- Provided data -
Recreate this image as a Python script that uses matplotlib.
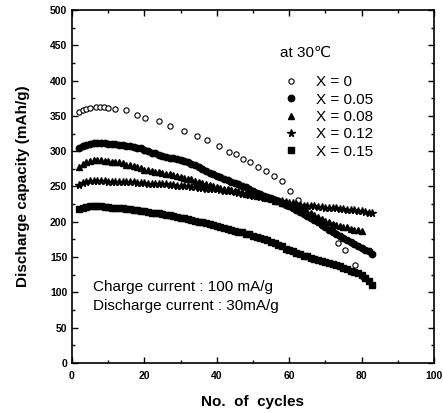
import matplotlib
matplotlib.use("Agg")
import matplotlib.pyplot as plt
import numpy as np

plt.rcParams['font.family'] = ['Liberation Sans', 'DejaVu Sans']

# X = 0 (open circles)
x0_cycles = [2, 3, 4, 5, 6.5, 7.7, 8.9, 10, 12, 15, 18, 20.3, 24, 27, 31, 34.5, 37.3, 40.7, 43.4,
             45.2, 47.3, 49.3, 51.4, 53.6, 55.9, 58, 60.1, 62.5, 64.5, 73.4, 75.3, 78.1, 80.4]
x0_cap = [356, 358, 360, 361, 362, 362, 362, 361, 360, 358, 351, 347, 342, 336, 329, 321, 316, 307, 299,
          296, 289, 285, 278, 272, 265, 258, 244, 231, 221, 170, 160, 139, 122]

# X = 0.05 (filled circles)
x05_cycles = list(range(2, 84))
x05_cap = [304, 307, 309, 310, 311, 311, 311, 311, 310, 310, 310, 309, 309, 308, 307, 306, 305, 304,
           302, 300, 298, 297, 295, 293, 292, 291, 290, 289, 288, 286, 284, 282, 280, 277, 275, 272,
           269, 267, 265, 263, 261, 259, 257, 255, 253, 251, 249, 246, 243, 241, 239, 237, 235, 233,
           231, 229, 227, 224, 222, 219, 217, 214, 211, 208, 205, 202, 199, 196, 193, 189, 186, 183,
           180, 177, 174, 171, 168, 166, 163, 160, 158, 155]

# X = 0.08 (triangles)
x08_cycles = list(range(2, 81))
x08_cap = [278, 282, 284, 286, 287, 287, 287, 286, 286, 285, 285, 284, 283, 281, 280, 279, 278, 276,
           274, 273, 272, 271, 270, 269, 268, 267, 266, 265, 263, 262, 261, 260, 258, 257, 255, 254,
           252, 250, 249, 248, 247, 246, 245, 244, 243, 242, 240, 239, 238, 237, 236, 235, 233, 232,
           230, 229, 227, 226, 224, 222, 220, 218, 216, 214, 212, 210, 207, 204, 201, 199, 197, 196,
           194, 193, 192, 190, 189, 188, 187]

# X = 0.12 (stars)
x12_cycles = list(range(2, 84))
x12_cap = [252, 255, 257, 258, 258, 258, 258, 258, 257, 257, 257, 257, 256, 256, 256, 256, 255, 255,
           255, 254, 254, 254, 253, 253, 253, 252, 252, 251, 251, 250, 250, 249, 249, 248, 248, 247,
           247, 246, 246, 245, 244, 244, 243, 242, 241, 240, 239, 238, 237, 236, 235, 234, 233, 232,
           231, 230, 229, 228, 227, 226, 225, 224, 223, 223, 222, 222, 221, 221, 220, 220, 219, 219,
           218, 218, 217, 217, 216, 215, 215, 214, 213, 212]

# X = 0.15 (squares)
x15_cycles = list(range(2, 84))
x15_cap = [218, 220, 221, 222, 222, 222, 222, 221, 221, 220, 220, 219, 219, 218, 218, 217, 216, 215,
           215, 214, 213, 213, 212, 211, 210, 209, 208, 207, 206, 205, 204, 203, 201, 200, 199, 198,
           197, 196, 194, 193, 191, 190, 189, 187, 186, 185, 183, 182, 180, 179, 177, 175, 174, 172,
           170, 167, 165, 162, 160, 158, 156, 154, 152, 151, 149, 148, 146, 145, 143, 142, 140, 139,
           137, 135, 133, 131, 129, 127, 124, 120, 116, 111]

labels = ["X = 0", "X = 0.05", "X = 0.08", "X = 0.12", "X = 0.15"]

fig = plt.figure(figsize=(4.43, 4.13), dpi=100)
ax = fig.add_axes([0.1625, 0.121, 0.817, 0.855])

ax.plot(x0_cycles, x0_cap, 'o', ms=3.8, mfc='white', mec='black', mew=0.8, ls='none', label=labels[0])
ax.plot(x05_cycles, x05_cap, 'o', ms=4.6, color='black', ls='none', label=labels[1])
ax.plot(x08_cycles, x08_cap, '^', ms=5.0, color='black', ls='none', label=labels[2])
ax.plot(x12_cycles, x12_cap, '*', ms=5.4, color='black', ls='none', label=labels[3])
ax.plot(x15_cycles, x15_cap, 's', ms=4.0, color='black', ls='none', label=labels[4])

ax.set_xlim(0, 100)
ax.set_ylim(0, 500)
ax.set_xticks(np.arange(0, 101, 20))
ax.set_xticks(np.arange(0, 101, 10), minor=True)
ax.set_yticks(np.arange(0, 501, 50))
ax.set_yticks(np.arange(0, 501, 25), minor=True)
ax.tick_params(which='both', direction='in', top=True, right=True, width=1.0)
ax.tick_params(which='major', length=4, labelsize=7.5)
ax.tick_params(which='minor', length=2)
for lab in ax.get_xticklabels() + ax.get_yticklabels():
    lab.set_fontweight('bold')
ax.tick_params(axis='x', pad=6)
for sp in ax.spines.values():
    sp.set_linewidth(1.2)

ax.set_xlabel("No.  of  cycles", fontsize=11, fontweight='bold', labelpad=10)
ax.set_ylabel("Discharge capacity (mAh/g)", fontsize=11, fontweight='bold', labelpad=14)

ax.text(0.575, 0.878, "at 30\u2103", transform=ax.transAxes, fontsize=11, va='center', ha='left')
leg = ax.legend(loc='upper left', bbox_to_anchor=(0.555, 0.845), frameon=False, fontsize=11,
                handletextpad=1.1, labelspacing=0.22, borderpad=0.2, handlelength=1.0)

ax.text(0.058, 0.215, "Charge current : 100 mA/g", transform=ax.transAxes, fontsize=11, va='center')
ax.text(0.058, 0.162, "Discharge current : 30mA/g", transform=ax.transAxes, fontsize=11, va='center')

fig.savefig("out.png", dpi=100)
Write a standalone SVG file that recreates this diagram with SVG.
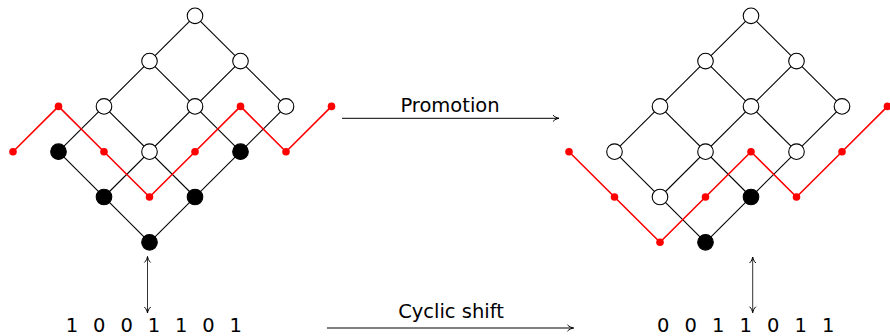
<svg xmlns="http://www.w3.org/2000/svg" width="890" height="336" viewBox="0 0 890 336">
<style>
.edge{stroke:#000;stroke-width:1.1;fill:none}
.wn{fill:#fff;stroke:#000;stroke-width:1.1}
.bn{fill:#000;stroke:#000;stroke-width:1.1}
.red{stroke:#ff0000;stroke-width:1.6;fill:none;stroke-linejoin:round}
.rd{fill:#ff0000}
.arr{stroke:#000;stroke-width:1;fill:none}
.varr{stroke:#333;stroke-width:1;fill:none}
.lbl{font-family:"DejaVu Sans",sans-serif;font-size:19.5px;fill:#000}
</style>
<defs>
<marker id="to" viewBox="-8 -5 10 10" refX="0" refY="0" markerWidth="10" markerHeight="10" markerUnits="userSpaceOnUse" orient="auto-start-reverse">
<path d="M-6,-3.2 C-4.5,-1.2 -1.5,-0.3 0,0 C-1.5,0.3 -4.5,1.2 -6,3.2" fill="none" stroke="#000" stroke-width="1"/>
</marker>
</defs>
<g id="connectors">
<g id="left-edges">
<line class="edge" x1="149.5" y1="242.3" x2="286" y2="106.4"/>
<line class="edge" x1="104" y1="197" x2="240.5" y2="61.1"/>
<line class="edge" x1="58.5" y1="151.7" x2="195" y2="15.8"/>
<line class="edge" x1="149.5" y1="242.3" x2="58.5" y2="151.7"/>
<line class="edge" x1="195" y1="197" x2="104" y2="106.4"/>
<line class="edge" x1="240.5" y1="151.7" x2="149.5" y2="61.1"/>
<line class="edge" x1="286" y1="106.4" x2="195" y2="15.8"/>
</g>
<g id="right-edges">
<line class="edge" x1="705.5" y1="242.3" x2="842" y2="106.4"/>
<line class="edge" x1="660" y1="197" x2="796.5" y2="61.1"/>
<line class="edge" x1="614.5" y1="151.7" x2="751" y2="15.8"/>
<line class="edge" x1="705.5" y1="242.3" x2="614.5" y2="151.7"/>
<line class="edge" x1="751" y1="197" x2="660" y2="106.4"/>
<line class="edge" x1="796.5" y1="151.7" x2="705.5" y2="61.1"/>
<line class="edge" x1="842" y1="106.4" x2="751" y2="15.8"/>
</g>
<line id="promotion-arrow" class="arr" x1="342" y1="118.3" x2="559" y2="118.3" marker-end="url(#to)"/>
<line id="shift-arrow" class="arr" x1="327" y1="328" x2="573.5" y2="328" marker-end="url(#to)"/>
<line id="left-vertical" class="varr" x1="147.5" y1="256.5" x2="147.5" y2="313" marker-start="url(#to)" marker-end="url(#to)"/>
<line id="right-vertical" class="varr" x1="752.7" y1="257" x2="752.7" y2="312.7" marker-start="url(#to)" marker-end="url(#to)"/>
</g>
<g id="left-lattice">
<g id="L00"><circle class="bn" cx="149.5" cy="242.3" r="7.8"/></g>
<g id="L11a"><circle class="bn" cx="104" cy="197" r="7.8"/></g>
<g id="L11b"><circle class="bn" cx="195" cy="197" r="7.8"/></g>
<g id="L22a"><circle class="bn" cx="58.5" cy="151.7" r="7.8"/></g>
<g id="L22b"><circle class="wn" cx="149.5" cy="151.7" r="7.8"/></g>
<g id="L22c"><circle class="bn" cx="240.5" cy="151.7" r="7.8"/></g>
<g id="L33a"><circle class="wn" cx="104" cy="106.4" r="7.8"/></g>
<g id="L33b"><circle class="wn" cx="195" cy="106.4" r="7.8"/></g>
<g id="L33c"><circle class="wn" cx="286" cy="106.4" r="7.8"/></g>
<g id="L44a"><circle class="wn" cx="149.5" cy="61.1" r="7.8"/></g>
<g id="L44b"><circle class="wn" cx="240.5" cy="61.1" r="7.8"/></g>
<g id="L55"><circle class="wn" cx="195" cy="15.8" r="7.8"/></g>
</g>
<g id="right-lattice">
<g id="R00"><circle class="bn" cx="705.5" cy="242.3" r="7.8"/></g>
<g id="R11a"><circle class="wn" cx="660" cy="197" r="7.8"/></g>
<g id="R11b"><circle class="bn" cx="751" cy="197" r="7.8"/></g>
<g id="R22a"><circle class="wn" cx="614.5" cy="151.7" r="7.8"/></g>
<g id="R22b"><circle class="wn" cx="705.5" cy="151.7" r="7.8"/></g>
<g id="R22c"><circle class="wn" cx="796.5" cy="151.7" r="7.8"/></g>
<g id="R33a"><circle class="wn" cx="660" cy="106.4" r="7.8"/></g>
<g id="R33b"><circle class="wn" cx="751" cy="106.4" r="7.8"/></g>
<g id="R33c"><circle class="wn" cx="842" cy="106.4" r="7.8"/></g>
<g id="R44a"><circle class="wn" cx="705.5" cy="61.1" r="7.8"/></g>
<g id="R44b"><circle class="wn" cx="796.5" cy="61.1" r="7.8"/></g>
<g id="R55"><circle class="wn" cx="751" cy="15.8" r="7.8"/></g>
</g>
<g id="left-path">
<polyline class="red" points="13,151.7 58.5,106.4 104,151.7 149.5,197 195,151.7 240.5,106.4 286,151.7 331.5,106.4"/>
<circle class="rd" cx="13" cy="151.7" r="3.8"/>
<circle class="rd" cx="58.5" cy="106.4" r="3.8"/>
<circle class="rd" cx="104" cy="151.7" r="3.8"/>
<circle class="rd" cx="149.5" cy="197" r="3.8"/>
<circle class="rd" cx="195" cy="151.7" r="3.8"/>
<circle class="rd" cx="240.5" cy="106.4" r="3.8"/>
<circle class="rd" cx="286" cy="151.7" r="3.8"/>
<circle class="rd" cx="331.5" cy="106.4" r="3.8"/>
</g>
<g id="right-path">
<polyline class="red" points="569,151.7 614.5,197 660,242.3 705.5,197 751,151.7 796.5,197 842,151.7 887.5,106.4"/>
<circle class="rd" cx="569" cy="151.7" r="3.8"/>
<circle class="rd" cx="614.5" cy="197" r="3.8"/>
<circle class="rd" cx="660" cy="242.3" r="3.8"/>
<circle class="rd" cx="705.5" cy="197" r="3.8"/>
<circle class="rd" cx="751" cy="151.7" r="3.8"/>
<circle class="rd" cx="796.5" cy="197" r="3.8"/>
<circle class="rd" cx="842" cy="151.7" r="3.8"/>
<circle class="rd" cx="887.5" cy="106.4" r="3.8"/>
</g>
<g id="labels">
<text id="promotion-label" class="lbl" x="450" y="111.7" text-anchor="middle">Promotion</text>
<text id="shift-label" class="lbl" x="451" y="317.7" text-anchor="middle">Cyclic shift</text>
<text id="left-word" class="lbl" x="72 99.3 126.6 153.9 181.2 208.5 235.8" y="332" text-anchor="middle">1001101</text>
<text id="right-word" class="lbl" x="663.3 690.8 718.3 745.8 773.3 800.8 828.3" y="332" text-anchor="middle">0011011</text>
</g>
</svg>
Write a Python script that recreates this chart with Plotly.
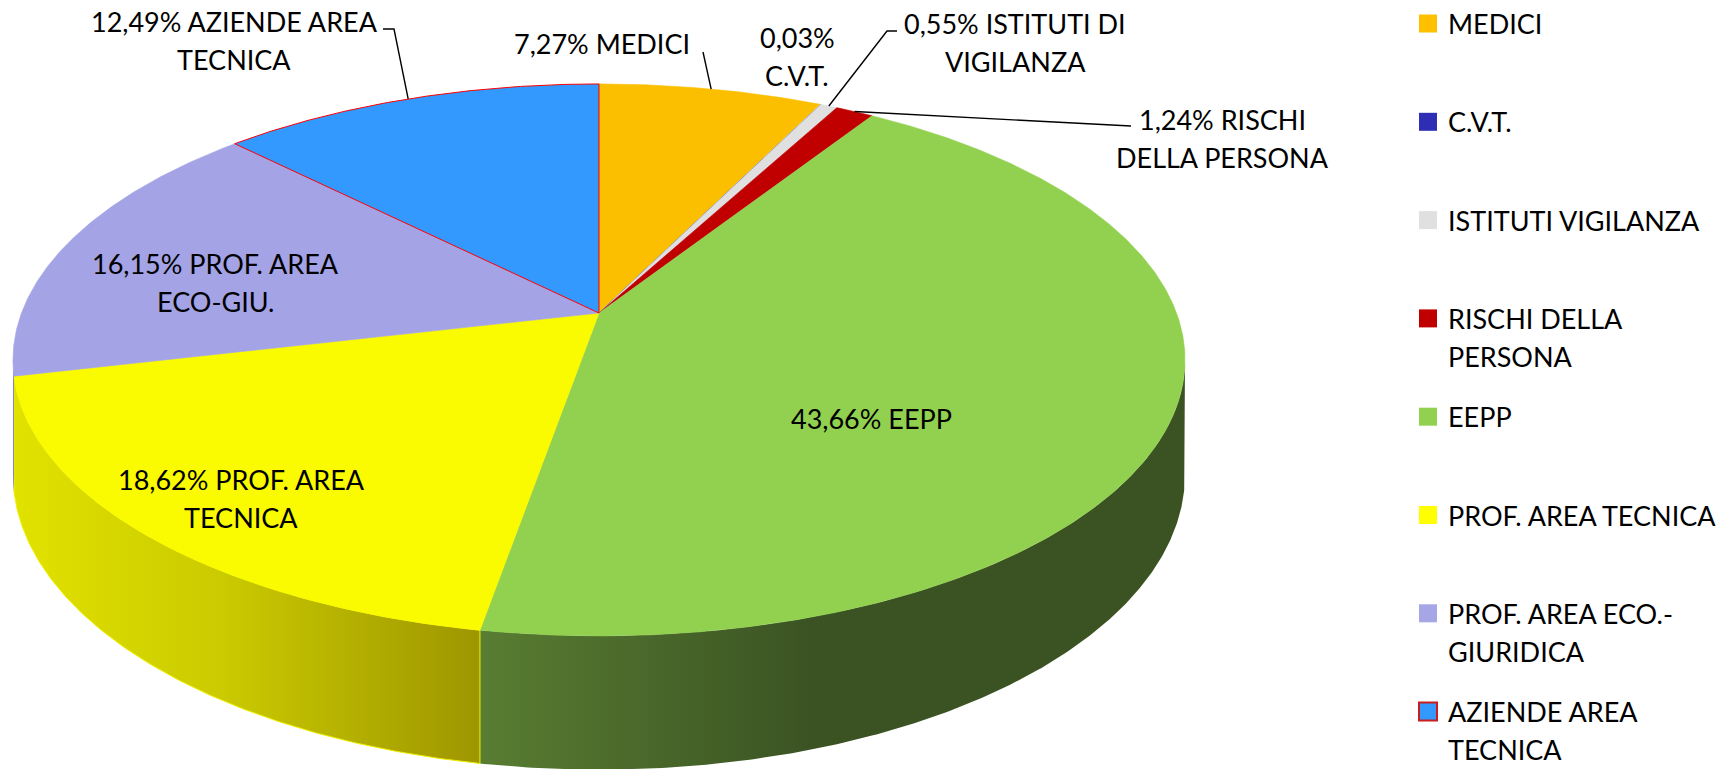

- Directions -
Pictures excluded, repeat the records exactly from their opening line through the line containing "194, 193, 192, 190, 189, 188, 187]".

- Expected answer -
Recreate this image as a Python script that uses matplotlib.
import matplotlib
matplotlib.use("Agg")
import matplotlib.pyplot as plt
import numpy as np

plt.rcParams['font.family'] = ['Liberation Sans', 'DejaVu Sans']

# X = 0 (open circles)
x0_cycles = [2, 3, 4, 5, 6.5, 7.7, 8.9, 10, 12, 15, 18, 20.3, 24, 27, 31, 34.5, 37.3, 40.7, 43.4,
             45.2, 47.3, 49.3, 51.4, 53.6, 55.9, 58, 60.1, 62.5, 64.5, 73.4, 75.3, 78.1, 80.4]
x0_cap = [356, 358, 360, 361, 362, 362, 362, 361, 360, 358, 351, 347, 342, 336, 329, 321, 316, 307, 299,
          296, 289, 285, 278, 272, 265, 258, 244, 231, 221, 170, 160, 139, 122]

# X = 0.05 (filled circles)
x05_cycles = list(range(2, 84))
x05_cap = [304, 307, 309, 310, 311, 311, 311, 311, 310, 310, 310, 309, 309, 308, 307, 306, 305, 304,
           302, 300, 298, 297, 295, 293, 292, 291, 290, 289, 288, 286, 284, 282, 280, 277, 275, 272,
           269, 267, 265, 263, 261, 259, 257, 255, 253, 251, 249, 246, 243, 241, 239, 237, 235, 233,
           231, 229, 227, 224, 222, 219, 217, 214, 211, 208, 205, 202, 199, 196, 193, 189, 186, 183,
           180, 177, 174, 171, 168, 166, 163, 160, 158, 155]

# X = 0.08 (triangles)
x08_cycles = list(range(2, 81))
x08_cap = [278, 282, 284, 286, 287, 287, 287, 286, 286, 285, 285, 284, 283, 281, 280, 279, 278, 276,
           274, 273, 272, 271, 270, 269, 268, 267, 266, 265, 263, 262, 261, 260, 258, 257, 255, 254,
           252, 250, 249, 248, 247, 246, 245, 244, 243, 242, 240, 239, 238, 237, 236, 235, 233, 232,
           230, 229, 227, 226, 224, 222, 220, 218, 216, 214, 212, 210, 207, 204, 201, 199, 197, 196,
           194, 193, 192, 190, 189, 188, 187]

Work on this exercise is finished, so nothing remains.